I should have realised when I heard rustling from behind the sofa, but I had only just sat down, so I assumed I had knocked into the odds and ends that we keep tucked away behind there.
I really should have realised when a piece of paper on the table at the side of the sofa flipped up for no apparent reason, but by then I was telling myself not to be paranoid, it was probably just a draught, and if it was a mouse the cats would be taking notice. They weren’t.
It took some fairly sustained rustling to finally make me jump up and start pulling things out from behind the sofa. Of course I didn’t find a mouse. Not a sign. But by this time Mr TLC and I were experiencing mild to moderate mouse paranoia. Two smug cats were looking inscrutable as they laughed silently at us.

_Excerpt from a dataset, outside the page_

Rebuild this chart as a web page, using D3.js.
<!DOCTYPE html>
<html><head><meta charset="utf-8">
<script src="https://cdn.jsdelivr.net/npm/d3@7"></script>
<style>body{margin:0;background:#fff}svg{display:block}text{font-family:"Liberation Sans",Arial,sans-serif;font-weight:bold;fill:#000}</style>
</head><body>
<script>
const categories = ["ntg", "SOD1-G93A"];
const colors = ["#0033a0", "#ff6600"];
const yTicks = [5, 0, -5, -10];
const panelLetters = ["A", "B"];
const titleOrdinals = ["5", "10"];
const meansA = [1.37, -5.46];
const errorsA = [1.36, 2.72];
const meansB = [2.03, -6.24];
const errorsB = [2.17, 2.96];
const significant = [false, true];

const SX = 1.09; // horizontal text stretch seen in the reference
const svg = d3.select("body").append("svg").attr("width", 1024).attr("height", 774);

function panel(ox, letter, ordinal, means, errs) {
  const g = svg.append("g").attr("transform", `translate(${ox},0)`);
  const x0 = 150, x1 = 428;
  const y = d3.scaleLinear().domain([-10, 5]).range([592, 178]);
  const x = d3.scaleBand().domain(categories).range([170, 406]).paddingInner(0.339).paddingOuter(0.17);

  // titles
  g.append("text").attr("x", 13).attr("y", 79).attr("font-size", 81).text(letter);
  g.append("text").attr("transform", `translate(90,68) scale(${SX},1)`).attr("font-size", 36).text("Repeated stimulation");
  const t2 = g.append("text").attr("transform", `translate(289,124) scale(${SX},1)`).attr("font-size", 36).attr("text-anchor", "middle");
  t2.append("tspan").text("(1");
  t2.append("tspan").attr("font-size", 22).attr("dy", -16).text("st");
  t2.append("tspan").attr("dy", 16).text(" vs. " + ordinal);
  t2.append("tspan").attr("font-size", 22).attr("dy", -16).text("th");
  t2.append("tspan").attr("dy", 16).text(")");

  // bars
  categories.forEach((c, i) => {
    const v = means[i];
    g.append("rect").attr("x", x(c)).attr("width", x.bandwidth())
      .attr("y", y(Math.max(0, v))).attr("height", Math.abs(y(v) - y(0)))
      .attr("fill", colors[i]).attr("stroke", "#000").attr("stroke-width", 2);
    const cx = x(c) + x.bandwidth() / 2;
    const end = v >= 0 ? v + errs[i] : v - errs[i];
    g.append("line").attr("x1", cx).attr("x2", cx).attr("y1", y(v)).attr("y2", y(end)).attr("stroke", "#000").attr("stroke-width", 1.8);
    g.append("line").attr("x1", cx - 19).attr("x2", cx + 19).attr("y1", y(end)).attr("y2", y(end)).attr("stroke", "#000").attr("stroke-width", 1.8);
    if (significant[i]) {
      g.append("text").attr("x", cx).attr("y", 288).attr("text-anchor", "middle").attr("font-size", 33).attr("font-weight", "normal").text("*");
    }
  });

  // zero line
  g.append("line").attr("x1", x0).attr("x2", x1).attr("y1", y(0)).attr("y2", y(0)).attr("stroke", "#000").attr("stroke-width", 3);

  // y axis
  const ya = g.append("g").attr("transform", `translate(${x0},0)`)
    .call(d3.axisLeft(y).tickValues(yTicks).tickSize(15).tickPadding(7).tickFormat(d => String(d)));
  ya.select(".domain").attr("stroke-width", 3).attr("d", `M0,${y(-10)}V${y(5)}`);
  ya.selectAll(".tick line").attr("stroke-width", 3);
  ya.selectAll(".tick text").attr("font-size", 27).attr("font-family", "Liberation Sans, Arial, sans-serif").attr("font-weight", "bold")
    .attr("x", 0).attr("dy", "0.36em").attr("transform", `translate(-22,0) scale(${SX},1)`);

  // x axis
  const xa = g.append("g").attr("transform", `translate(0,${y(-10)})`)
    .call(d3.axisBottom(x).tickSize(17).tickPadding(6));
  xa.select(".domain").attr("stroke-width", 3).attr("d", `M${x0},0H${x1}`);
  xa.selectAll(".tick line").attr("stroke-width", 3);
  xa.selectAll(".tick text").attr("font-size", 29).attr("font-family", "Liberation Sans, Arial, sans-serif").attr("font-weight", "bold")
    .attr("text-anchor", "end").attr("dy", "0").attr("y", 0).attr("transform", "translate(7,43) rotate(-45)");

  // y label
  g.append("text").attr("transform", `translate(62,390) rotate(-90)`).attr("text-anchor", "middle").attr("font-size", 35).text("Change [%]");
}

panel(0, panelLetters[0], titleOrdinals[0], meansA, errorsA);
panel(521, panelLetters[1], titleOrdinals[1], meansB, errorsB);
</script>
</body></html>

We sat back down and tried not to look too twitchy as our eyes darted to the corners of the room, surreptitiously looking for the mouse that might, or might not, be in the room with us.
It was Mr TLC who finally spotted it. We jumped up again and performed our much practised, and consequently very slick, Catch A Terrified Mouse In A Glass routine before releasing it outside.
When I was a child, all the cats in the story books that I read used to catch the mice in people’s houses. At no point did these story book cats bring live mice indoors to play with and then lose them under sofas. Obviously my cats have been reading the wrong books. It’s a good job they’re so soft, fluffy and totally bewitching, otherwise I’d never put up with them.
Our cats play with mice for extended periods, then disembowel them, leaving headless corpses and a trail of mouse guts neatly presented for inspection (or standing in, as the case may be). Lovely creatures.
It’s when they bring live birds in that things get really messy …
Our cats do just the same routine – bring ’em in, accidentally misplace them somewhere unfeasibly tight, in access terms, get bored, and leave us to rootle them out. Ah, the joys of the feline world…
My cats live outdoors for just that reason.